平成21年度においては、引き続き管理職をはじめとする各種教員等研修を実施する。これらの研修を通じて、教員等の特別支援教育に対する理解を高めることにより、校内の障害のある幼児児童生徒の実態把握や支援の在り方を検討する「校内委員会の設置」や、校内の関係者や福祉・医療等の関係機関との連絡調整及び保護者に対する学校の窓口として特別支援教育のコーディネーター的役割を担う「特別支援教育コーディネーターの指名」等の支援体制を整備する。また、各都道府県からの要望が極めて高い医師や大学教員等の外部専門家による巡回指導の更なる充実や、学校教育法に定められた特別支援学校のセンター的機能の強化を行う。学校がこれらの指導や助言を受けることにより、障害のある幼児児童生徒一人一人の教育的ニーズを把握し、長期的な視点に立ち、医療、福祉、労働等の様々な側面から教育的支援の目標や内容、役割等を記載した「個別の教育支援計画」の策定や幼児児童生徒一人一人の障害の状態等に応じたきめ細かな指導を行うための「個別の指導計画」の作成等、支援の一層の充実を図る。さらに、教員志望等の学生を活用し、幼児児童生徒の支援を行う「学生支援員」や乳幼児期から成人期まで一貫した支援を行うグランドモデル地域の拡充も行う。
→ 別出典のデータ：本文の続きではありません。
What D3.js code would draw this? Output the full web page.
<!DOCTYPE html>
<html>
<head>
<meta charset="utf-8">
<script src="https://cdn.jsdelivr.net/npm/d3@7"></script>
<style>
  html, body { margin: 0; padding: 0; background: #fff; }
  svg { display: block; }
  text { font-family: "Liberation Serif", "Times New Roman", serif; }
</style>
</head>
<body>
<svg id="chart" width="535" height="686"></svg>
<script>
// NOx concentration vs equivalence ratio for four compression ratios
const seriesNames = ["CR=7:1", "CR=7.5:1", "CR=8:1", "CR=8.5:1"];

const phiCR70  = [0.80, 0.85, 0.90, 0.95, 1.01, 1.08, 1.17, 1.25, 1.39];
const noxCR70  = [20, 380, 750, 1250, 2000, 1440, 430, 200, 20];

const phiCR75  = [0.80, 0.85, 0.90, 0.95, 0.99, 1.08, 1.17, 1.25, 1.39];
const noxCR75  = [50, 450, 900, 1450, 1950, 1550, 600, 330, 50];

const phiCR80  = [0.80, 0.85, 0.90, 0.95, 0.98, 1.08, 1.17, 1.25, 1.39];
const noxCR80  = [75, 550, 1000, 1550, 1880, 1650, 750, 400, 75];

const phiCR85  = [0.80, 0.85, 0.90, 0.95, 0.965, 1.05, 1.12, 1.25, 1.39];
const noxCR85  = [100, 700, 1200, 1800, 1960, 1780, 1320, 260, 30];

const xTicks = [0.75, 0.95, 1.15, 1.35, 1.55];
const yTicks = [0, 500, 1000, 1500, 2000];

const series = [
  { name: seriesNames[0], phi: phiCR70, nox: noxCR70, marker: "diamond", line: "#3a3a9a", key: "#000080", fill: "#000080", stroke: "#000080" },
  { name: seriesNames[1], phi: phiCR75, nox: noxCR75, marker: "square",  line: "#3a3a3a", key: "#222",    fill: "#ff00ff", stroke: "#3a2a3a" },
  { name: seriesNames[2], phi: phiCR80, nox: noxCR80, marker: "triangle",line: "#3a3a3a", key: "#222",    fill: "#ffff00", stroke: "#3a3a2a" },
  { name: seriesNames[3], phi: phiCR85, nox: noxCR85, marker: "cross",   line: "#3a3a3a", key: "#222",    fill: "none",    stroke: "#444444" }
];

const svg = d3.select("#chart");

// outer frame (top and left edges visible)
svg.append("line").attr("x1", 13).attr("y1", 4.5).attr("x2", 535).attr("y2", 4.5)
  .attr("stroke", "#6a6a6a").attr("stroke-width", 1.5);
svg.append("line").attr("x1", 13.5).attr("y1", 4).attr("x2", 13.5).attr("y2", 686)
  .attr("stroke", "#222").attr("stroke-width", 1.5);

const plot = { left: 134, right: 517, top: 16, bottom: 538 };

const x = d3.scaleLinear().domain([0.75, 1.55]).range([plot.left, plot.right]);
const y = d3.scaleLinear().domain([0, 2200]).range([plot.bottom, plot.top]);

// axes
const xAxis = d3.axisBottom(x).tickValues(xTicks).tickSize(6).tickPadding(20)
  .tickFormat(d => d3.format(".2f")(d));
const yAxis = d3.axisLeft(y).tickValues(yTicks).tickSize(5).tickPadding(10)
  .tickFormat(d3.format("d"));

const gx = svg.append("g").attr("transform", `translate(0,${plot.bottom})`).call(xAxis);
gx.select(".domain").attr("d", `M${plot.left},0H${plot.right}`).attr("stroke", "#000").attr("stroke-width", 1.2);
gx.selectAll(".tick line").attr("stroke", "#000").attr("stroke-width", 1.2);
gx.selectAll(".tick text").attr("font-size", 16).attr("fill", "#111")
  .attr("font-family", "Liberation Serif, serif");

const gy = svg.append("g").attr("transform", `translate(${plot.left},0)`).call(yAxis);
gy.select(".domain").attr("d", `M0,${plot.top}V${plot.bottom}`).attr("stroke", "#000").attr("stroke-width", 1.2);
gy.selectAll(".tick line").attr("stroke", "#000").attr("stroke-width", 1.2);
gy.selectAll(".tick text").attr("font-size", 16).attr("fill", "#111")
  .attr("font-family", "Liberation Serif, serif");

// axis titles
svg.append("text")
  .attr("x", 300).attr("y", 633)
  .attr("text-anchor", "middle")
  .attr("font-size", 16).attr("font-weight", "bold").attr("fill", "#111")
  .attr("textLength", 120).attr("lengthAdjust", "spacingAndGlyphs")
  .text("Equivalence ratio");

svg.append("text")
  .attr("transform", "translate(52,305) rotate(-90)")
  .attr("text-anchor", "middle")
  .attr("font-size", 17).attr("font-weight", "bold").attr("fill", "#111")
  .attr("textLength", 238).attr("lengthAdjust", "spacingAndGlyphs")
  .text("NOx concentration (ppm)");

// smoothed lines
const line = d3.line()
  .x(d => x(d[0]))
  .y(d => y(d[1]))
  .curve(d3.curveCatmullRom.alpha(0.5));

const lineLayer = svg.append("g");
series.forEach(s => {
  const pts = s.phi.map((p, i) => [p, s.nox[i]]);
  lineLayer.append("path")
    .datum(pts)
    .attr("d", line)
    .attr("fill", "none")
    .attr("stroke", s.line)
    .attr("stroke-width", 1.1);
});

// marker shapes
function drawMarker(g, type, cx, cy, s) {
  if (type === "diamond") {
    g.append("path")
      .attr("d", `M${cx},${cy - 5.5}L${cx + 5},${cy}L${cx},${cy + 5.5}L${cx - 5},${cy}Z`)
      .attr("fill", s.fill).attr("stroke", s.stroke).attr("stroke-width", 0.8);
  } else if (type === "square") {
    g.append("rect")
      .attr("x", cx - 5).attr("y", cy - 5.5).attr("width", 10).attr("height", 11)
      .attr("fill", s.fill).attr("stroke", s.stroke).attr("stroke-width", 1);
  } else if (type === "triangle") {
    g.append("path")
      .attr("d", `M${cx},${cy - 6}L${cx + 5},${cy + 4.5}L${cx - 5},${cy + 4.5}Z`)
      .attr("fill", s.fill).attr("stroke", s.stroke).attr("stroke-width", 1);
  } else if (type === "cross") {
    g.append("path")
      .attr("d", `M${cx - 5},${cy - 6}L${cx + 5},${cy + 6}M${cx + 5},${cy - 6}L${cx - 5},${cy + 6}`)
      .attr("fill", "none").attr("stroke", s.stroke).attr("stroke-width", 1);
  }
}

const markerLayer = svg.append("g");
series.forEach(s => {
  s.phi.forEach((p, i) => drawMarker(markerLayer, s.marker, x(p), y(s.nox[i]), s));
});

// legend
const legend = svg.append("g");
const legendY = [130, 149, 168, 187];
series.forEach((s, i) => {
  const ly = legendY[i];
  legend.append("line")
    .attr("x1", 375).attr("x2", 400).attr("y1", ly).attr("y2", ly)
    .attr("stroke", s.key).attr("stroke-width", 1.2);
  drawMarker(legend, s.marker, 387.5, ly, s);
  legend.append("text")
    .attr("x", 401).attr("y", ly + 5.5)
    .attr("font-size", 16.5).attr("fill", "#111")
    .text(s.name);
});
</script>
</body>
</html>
これらを通じ、特別支援教育の理念・趣旨である障害のある幼児児童生徒一人一人の教育的ニーズに応じた適切な指導や必要な支援の実現を目指す。
公立の小・中学校における「個別の指導計画の作成率」、「個別の教育支援計画の策定率」、幼稚園、高等学校における「校内委員会の設置率」、「特別支援教育コーディネーターの指名率」
平成19年度特別支援教育体制整備状況調査
文部科学省で実施する「特別支援教育体制整備状況調査」により行う。
特別支援教育は、障害のある幼児児童生徒一人一人の教育的ニーズに応じた適切な指導や必要な支援を行うものである。平成19年4月に改正学校教育法が施行され、全国の幼稚園、小・中学校、高等学校、特別支援学校等において、支援体制の整備が進められている。小・中学校においては、基礎的な体制は整備されつつあるが、一人一人ニーズに応じた支援の充実が求められており、幼稚園や高等学校は小・中学校に比べ体制整備が遅れている等、それぞれにおいて様々な課題があり、本事業を通して特別支援教育の体制整備を総合的に推進する必要がある。
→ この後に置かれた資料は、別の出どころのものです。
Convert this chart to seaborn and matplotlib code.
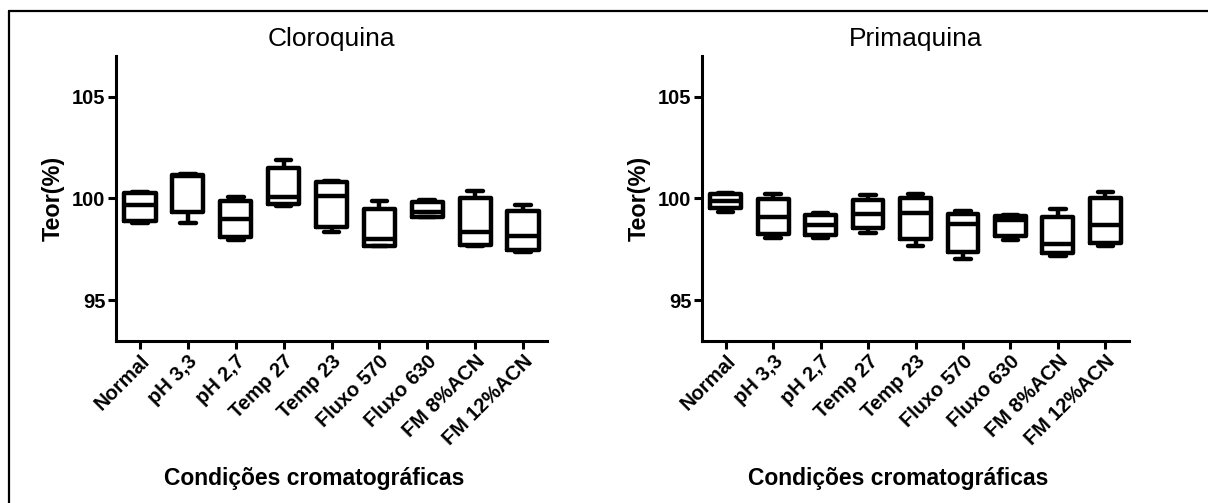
import numpy as np
import pandas as pd
import matplotlib
matplotlib.use("Agg")
import matplotlib.pyplot as plt
from matplotlib.lines import Line2D
import seaborn as sns

conditions = ["Normal", "pH 3,3", "pH 2,7", "Temp 27", "Temp 23",
              "Fluxo 570", "Fluxo 630", "FM 8%ACN", "FM 12%ACN"]

# Cloroquina: five-number summaries per condition
cloro_min = [98.80, 98.79, 97.98, 99.64, 98.33, 97.67, 99.10, 97.69, 97.36]
cloro_q1  = [98.89, 99.36, 98.11, 99.72, 98.61, 97.67, 99.10, 97.72, 97.46]
cloro_med = [99.70, 101.12, 99.00, 100.08, 100.13, 98.03, 99.32, 98.36, 98.16]
cloro_q3  = [100.28, 101.15, 99.89, 101.48, 100.80, 99.49, 99.82, 100.00, 99.39]
cloro_max = [100.30, 101.18, 100.05, 101.87, 100.87, 99.87, 99.93, 100.38, 99.66]

# Primaquina: five-number summaries per condition
prima_min = [99.35, 98.04, 98.04, 98.29, 97.65, 97.03, 97.94, 97.19, 97.67]
prima_q1  = [99.51, 98.27, 98.22, 98.53, 97.99, 97.39, 98.17, 97.31, 97.80]
prima_med = [99.89, 99.09, 98.68, 99.25, 99.27, 98.73, 98.92, 97.75, 98.68]
prima_q3  = [100.20, 99.98, 99.17, 99.95, 100.00, 99.22, 99.12, 99.07, 100.03]
prima_max = [100.26, 100.20, 99.31, 100.15, 100.20, 99.38, 99.17, 99.46, 100.34]

yticks = [95, 100, 105]


def long_frame(mins, q1s, meds, q3s, maxs):
    rows = []
    for c, a, b, m, d, e in zip(conditions, mins, q1s, meds, q3s, maxs):
        for v in (a, b, m, d, e):
            rows.append({"cond": c, "teor": v})
    return pd.DataFrame(rows)


panels = [
    ("Cloroquina", long_frame(cloro_min, cloro_q1, cloro_med, cloro_q3, cloro_max)),
    ("Primaquina", long_frame(prima_min, prima_q1, prima_med, prima_q3, prima_max)),
]

sns.set_style("ticks")
plt.rcParams["font.family"] = ["Liberation Sans", "DejaVu Sans"]
for k in ("text.color", "axes.labelcolor", "xtick.color", "ytick.color",
          "axes.edgecolor"):
    plt.rcParams[k] = "black"

W, H = 1208, 503
fig = plt.figure(figsize=(W / 100, H / 100), dpi=100)

axes_px = [(116, 56, 431, 285), (702, 56, 427, 285)]

for (title, df), (x0, y0, w, h) in zip(panels, axes_px):
    ax = fig.add_axes([x0 / W, 1 - (y0 + h) / H, w / W, h / H])
    sns.boxplot(data=df, x="cond", y="teor", order=conditions, ax=ax,
                whis=(0, 100), fill=False, color="black", linewidth=3.2,
                width=0.65, showfliers=False)
    ax.set_xlim(-0.5, len(conditions) - 0.5)
    ax.set_ylim(93, 107)
    ax.set_yticks(yticks)
    ax.set_yticklabels([str(t) for t in yticks], fontsize=14.5, fontweight="bold")
    ax.set_xticks(range(len(conditions)))
    ax.set_xticklabels(conditions, fontsize=14.5, fontweight="bold",
                       rotation=45, ha="right", rotation_mode="anchor")
    ax.tick_params(axis="both", direction="out", length=5.5, width=2.2,
                   color="black", labelcolor="black", pad=2)
    for s in ("top", "right"):
        ax.spines[s].set_visible(False)
    for s in ("left", "bottom"):
        ax.spines[s].set_linewidth(2.2)
        ax.spines[s].set_color("black")
    ax.set_title(title, fontsize=19, pad=7, color="black")
    ax.set_xlabel("Condições cromatográficas", fontsize=16.5, fontweight="bold",
                  color="black")
    ax.set_ylabel("Teor(%)", fontsize=16.8, fontweight="bold", color="black")
    ax.xaxis.set_label_coords(0.46, -0.482)
    ax.xaxis.label.set_va("center")
    ax.yaxis.set_label_coords(-0.146, 0.5)
    ax.yaxis.label.set_va("center")

# outer frame (only top and left edges visible)
fig.add_artist(Line2D([9.3 / W, 1.0], [1 - 10.5 / H, 1 - 10.5 / H],
                      color="black", lw=1.6, transform=fig.transFigure))
fig.add_artist(Line2D([9.3 / W, 9.3 / W], [0.0, 1 - 10.5 / H],
                      color="black", lw=1.6, transform=fig.transFigure))

fig.savefig("out.png", dpi=100)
平成15年度より実施している「特別支援教育体制推進事業」の成果により、平成15年度に57.4パーセントだった公立の小・中学校における「校内委員会の設置率」や19.2パーセントだった「特別支援教育コーディネーターの指名率」がいずれも平成19年度には99.5パーセントとなる等、特別支援教育の体制は着実に整備されつつある。公立の小・中学校においては、今後は一人一人のニーズに応じた支援体制の整備が求められているところであり、本事業を通じて「個別の指導計画の作成率」や「個別の教育支援計画の策定率」を向上させることが見込まれる。
また、小・中学校に比べ、体制整備が遅れていた幼稚園、高等学校においても、本事業を活用することにより、「校内委員会の設置率」や「特別支援教育コーディネーターの指名率」を向上させ、特別支援教育に関する基礎的な体制の整備を推進することが見込まれる。
本事業は、支出委任に基づき、各都道府県おいて事業の実施をしている。本事業の実施を通じて特別支援教育の総合的な体制整備が進むものと考えている。
本事業の予算規模(879百万円)に対して、アウトプットとして、各都道府県において本事業を実施することを通して、幼稚園、小・中学校、高等学校及び特別支援学校等における特別支援教育の体制整備が進むことを考えると本事業のインプットとアウトプットの関係は効果的と判断する。
都道府県の事業として実施することとした場合には、都道府県の財政状況等により、取組に差が出てくることが考えられる。そのため、平成19年4月に改正学校教育法を施行し、制度改正を行った国が責任を持って、全国どこでも子ども一人一人のニーズに応じた支援が受けられ特別支援教育体制を整備する必要がある。